Raise your hand if you actually read all eight pages of your monthly wireless bills. I thought so. You don’t. That’s exactly how your carrier wants it.
Millions of AT&T, Verizon Wireless and T-Mobile customers have been cheated out of millions of dollars by carriers and third-parties that either bill them for services that are supposed to be free, or “cram” charges for services they never subscribed to.
All three of the carriers have been in hot water with federal regulators because of these practices, and they agreed to repay at least some of the questionable charges. Before I summarize the three most recent cases, I need to say this: Read your bills. It’s no fun, and there’s a lot of stuff in there you probably won’t understand, but some charges jump right out at you.
It’s very common for customers to be billed for ringtones, daily horoscopes or other services they never ordered. Those charges tend to be small, but when billed to millions of subscribers they become a bonanza for the carriers. Of course, it’s still your hard-earned money, even if it’s just a small amount.
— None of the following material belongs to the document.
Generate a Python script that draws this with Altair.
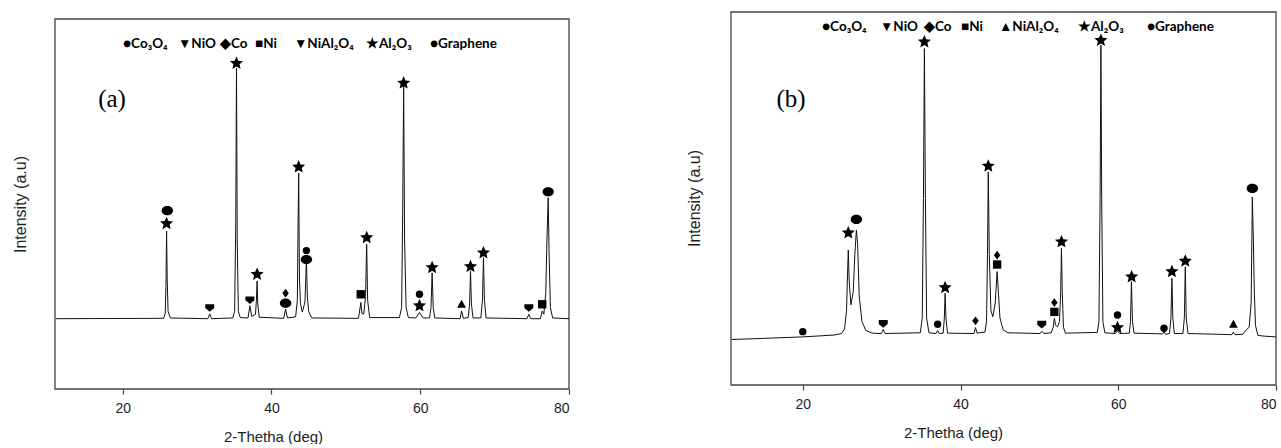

While scanning your bill you might also see charges for overseas calls you never placed, or calls to 900 or 976 area codes. These calls are generally billed by the minute and can be expensive.
Here are more details on recent AT&T, T-Mobile and Verizon exploits:
- Back in July, the FTC sued T-Mobile and accused the so-called “un-carrier” of making hundreds of millions of dollars in fees for “premium” SMS subscriptions that, in many cases, customers never ordered. It now looks like T-Mobile is going to settle. Typically, companies that settle in cases like this say “they admit no wrongdoing.” We all know what that means.
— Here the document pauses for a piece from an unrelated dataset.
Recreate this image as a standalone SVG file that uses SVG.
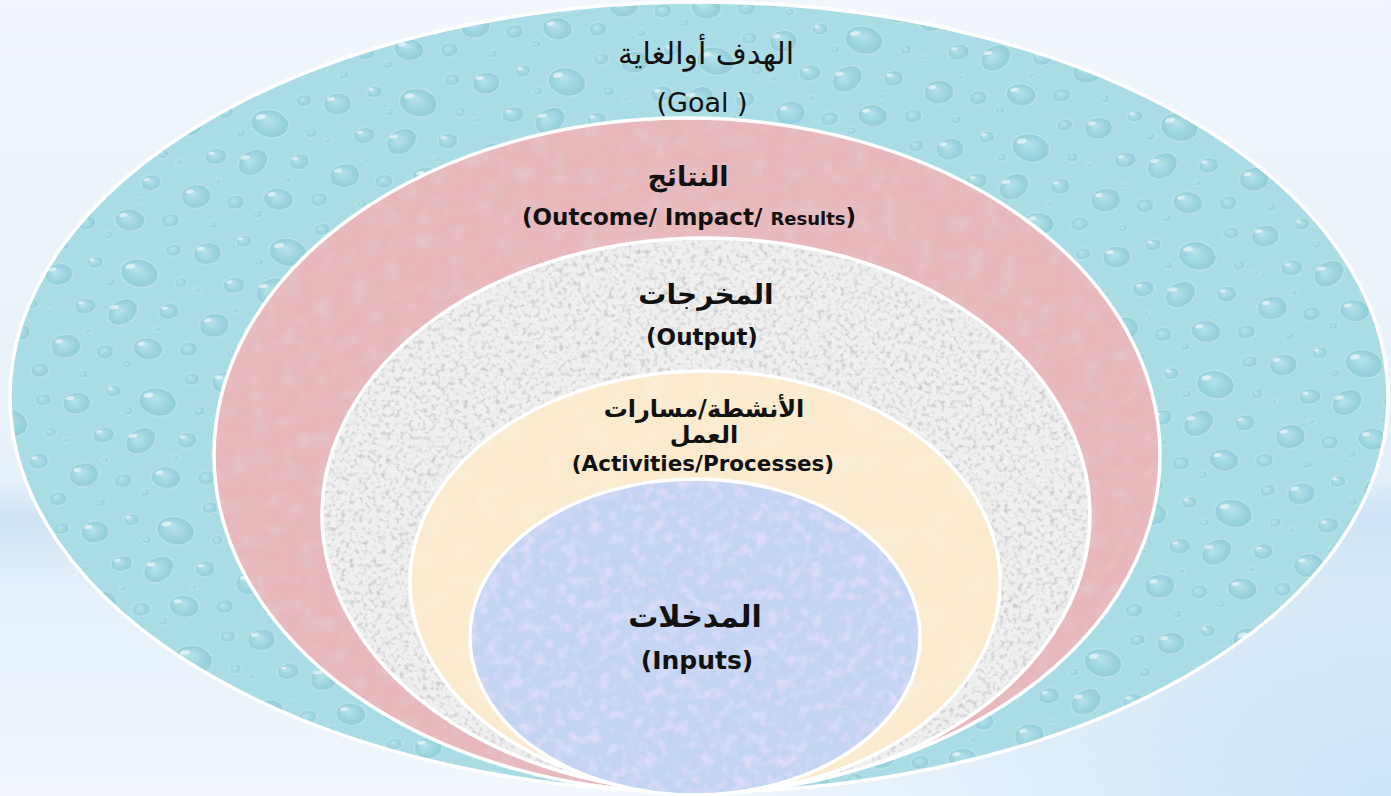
<svg xmlns="http://www.w3.org/2000/svg" width="1391" height="796" viewBox="0 0 1391 796">
<style>
.ring{stroke:#ffffff;stroke-width:3.5}
.ar{font-family:"DejaVu Sans",sans-serif;fill:#111;text-anchor:middle;direction:rtl}
.en{font-family:"DejaVu Sans",sans-serif;fill:#111;text-anchor:middle}
.b{font-weight:bold}
.d{fill:url(#dropG);stroke:#d4f1f5;stroke-width:1;opacity:.55}
.h{fill:#ffffff;opacity:.6}
</style>
<defs>
<linearGradient id="bg" x1="0" y1="0" x2="0" y2="1">
<stop offset="0" stop-color="#f1f7fc"/>
<stop offset="0.6" stop-color="#e7f1fa"/>
<stop offset="0.65" stop-color="#cfe3f5"/>
<stop offset="0.74" stop-color="#e4f0fa"/>
<stop offset="1" stop-color="#f2f8fd"/>
</linearGradient>
<radialGradient id="bg2" cx="1" cy="1" r="0.5">
<stop offset="0" stop-color="#c9e2f7" stop-opacity="0.9"/>
<stop offset="1" stop-color="#c9e2f7" stop-opacity="0"/>
</radialGradient>
<radialGradient id="dropG" cx="0.5" cy="0.55" r="0.6" fx="0.4" fy="0.35">
<stop offset="0" stop-color="#c2eaf0"/>
<stop offset="0.6" stop-color="#8ccbd7"/>
<stop offset="1" stop-color="#72b9c8"/>
</radialGradient>
<pattern id="drops" patternUnits="userSpaceOnUse" width="150" height="130" patternTransform="rotate(-8)">
<rect width="150" height="130" fill="#a9dce4"/>
<ellipse class="d" cx="20" cy="20" rx="14" ry="11"/>
<ellipse class="h" cx="14" cy="14" rx="4" ry="2"/>
<ellipse class="d" cx="58" cy="13" rx="8" ry="6"/>
<ellipse class="h" cx="55" cy="10" rx="2.5" ry="1.5"/>
<ellipse class="d" cx="100" cy="30" rx="19" ry="14" transform="rotate(20 100 30)"/>
<ellipse class="h" cx="92" cy="22" rx="5" ry="2.5"/>
<ellipse class="d" cx="137" cy="12" rx="8" ry="6"/>
<ellipse class="d" cx="42" cy="55" rx="11" ry="8"/>
<ellipse class="h" cx="38" cy="51" rx="3" ry="1.5"/>
<ellipse class="d" cx="78" cy="66" rx="16" ry="12" transform="rotate(-25 78 66)"/>
<ellipse class="h" cx="71" cy="60" rx="4.5" ry="2"/>
<ellipse class="d" cx="124" cy="72" rx="10" ry="8"/>
<ellipse class="h" cx="120" cy="68" rx="3" ry="1.5"/>
<ellipse class="d" cx="17" cy="92" rx="15" ry="12"/>
<ellipse class="h" cx="11" cy="86" rx="4" ry="2"/>
<ellipse class="d" cx="55" cy="103" rx="9" ry="7"/>
<ellipse class="d" cx="98" cy="106" rx="15" ry="11" transform="rotate(15 98 106)"/>
<ellipse class="h" cx="92" cy="100" rx="4" ry="2"/>
<ellipse class="d" cx="138" cy="112" rx="9" ry="7"/>
<ellipse class="d" cx="30" cy="122" rx="5" ry="4"/>
<ellipse class="d" cx="70" cy="35" rx="5" ry="4"/>
<ellipse class="d" cx="140" cy="45" rx="6" ry="5"/>
<ellipse class="d" cx="40" cy="80" rx="4" ry="3"/>
<ellipse class="d" cx="110" cy="88" rx="4" ry="3"/>
<ellipse class="d" cx="75" cy="118" rx="5" ry="4"/>
<ellipse class="d" cx="5" cy="55" rx="4" ry="3"/>
</pattern>
<filter id="pinkTex" x="0" y="0" width="1" height="1">
<feTurbulence type="fractalNoise" baseFrequency="0.06" numOctaves="3" seed="4" result="n"/>
<feColorMatrix in="n" type="matrix" values="0 0 0 0 0.78  0 0 0 0 0.55  0 0 0 0 0.57  2.2 0 0 0 -1.0" result="c"/>
<feComposite in="c" in2="SourceGraphic" operator="in"/>
</filter>
<filter id="greyTex" x="0" y="0" width="1" height="1">
<feTurbulence type="fractalNoise" baseFrequency="0.22" numOctaves="2" seed="7" result="n"/>
<feColorMatrix in="n" type="matrix" values="0 0 0 0 0.6  0 0 0 0 0.6  0 0 0 0 0.6  3 0 0 0 -1.45" result="c"/>
<feComposite in="c" in2="SourceGraphic" operator="in"/>
</filter>
<filter id="blueTex" x="0" y="0" width="1" height="1">
<feTurbulence type="fractalNoise" baseFrequency="0.09" numOctaves="3" seed="2" result="n"/>
<feColorMatrix in="n" type="matrix" values="0 0 0 0 0.82  0 0 0 0 0.74  0 0 0 0 0.95  1.8 0 0 0 -0.8" result="c"/>
<feComposite in="c" in2="SourceGraphic" operator="in"/>
</filter>
<filter id="yelTex" x="0" y="0" width="1" height="1">
<feTurbulence type="fractalNoise" baseFrequency="0.04" numOctaves="2" seed="9" result="n"/>
<feColorMatrix in="n" type="matrix" values="0 0 0 0 0.97  0 0 0 0 0.88  0 0 0 0 0.74  1.6 0 0 0 -0.75" result="c"/>
<feComposite in="c" in2="SourceGraphic" operator="in"/>
</filter>
</defs>

<rect width="1391" height="796" fill="url(#bg)"/>
<rect width="1391" height="796" fill="url(#bg2)"/>

<g id="goal">
<ellipse class="ring" cx="699" cy="397" rx="689" ry="395" fill="url(#drops)"/>
<text class="ar" x="706" y="64" font-size="30">الهدف أوالغاية</text>
<text class="en" x="702" y="112" font-size="27">(Goal )</text>
</g>

<g id="outcome">
<ellipse class="ring" cx="687" cy="455" rx="473" ry="337" fill="#e8b8bc"/>
<ellipse cx="687" cy="455" rx="471" ry="335" fill="#e8b8bc" filter="url(#pinkTex)"/>
<text class="ar b" x="688" y="186" font-size="27">النتائج</text>
<text class="en b" x="689" y="225" font-size="23">(Outcome/ Impact/ <tspan font-size="18">Results</tspan>)</text>
</g>

<g id="output">
<ellipse class="ring" cx="706" cy="515" rx="384" ry="277" fill="#efefef"/>
<ellipse cx="706" cy="515" rx="382" ry="275" fill="#efefef" filter="url(#greyTex)"/>
<text class="ar b" x="706" y="304" font-size="28">المخرجات</text>
<text class="en b" x="702" y="345" font-size="23">(Output)</text>
</g>

<g id="activities">
<ellipse class="ring" cx="705" cy="582" rx="295" ry="211" fill="#fbeacd"/>
<ellipse cx="705" cy="582" rx="293" ry="209" fill="#fbeacd" filter="url(#yelTex)"/>
<text class="ar b" x="704" y="417" font-size="24">الأنشطة/مسارات</text>
<text class="ar b" x="704" y="443" font-size="24">العمل</text>
<text class="en b" x="703" y="471" font-size="21.5">(Activities/Processes)</text>
</g>

<g id="inputs">
<ellipse class="ring" cx="695" cy="637" rx="225" ry="158" fill="#c3d5f3"/>
<ellipse cx="695" cy="637" rx="223" ry="156" fill="#c3d5f3" filter="url(#blueTex)"/>
<text class="ar b" x="695" y="627" font-size="30">المدخلات</text>
<text class="en b" x="697" y="669" font-size="25">(Inputs)</text>
</g>

<g id="connectors"></g>
</svg>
- Earlier this month, AT&T agreed to pay $105 million to settle complaints from the FCC, FTC and 51 state-level governments that accused it of making millions of dollars through unauthorized third-party charges on customers’ wireless bills.
- Verizon this week agreed to pay $64.2 million to settle an eight-year-old class action suit that claims the carrier improperly billed its Family SharePlan participants for overtime minutes, and for in-network and in-family calls. The motion asks U.S. District Judge Jose L. Linares to sign off on the agreement, which includes a $36.7 million cash payment from Verizon in addition to $27.5 million in “calling units.” The proposed settlement (PDF) was filed last week in U.S. District Court in New Jersey. It was first reported by Law360.
There’s one more lesson here. It’s easy to harbor harsh feelings for “government bureaucrats,” but regulators from the FCC, FTC and various states often don’t get the credit they deserve for protecting consumers. They’re far from perfect, but they provide valuable oversight. Without it, the carriers would get away with even more outrageous behavior.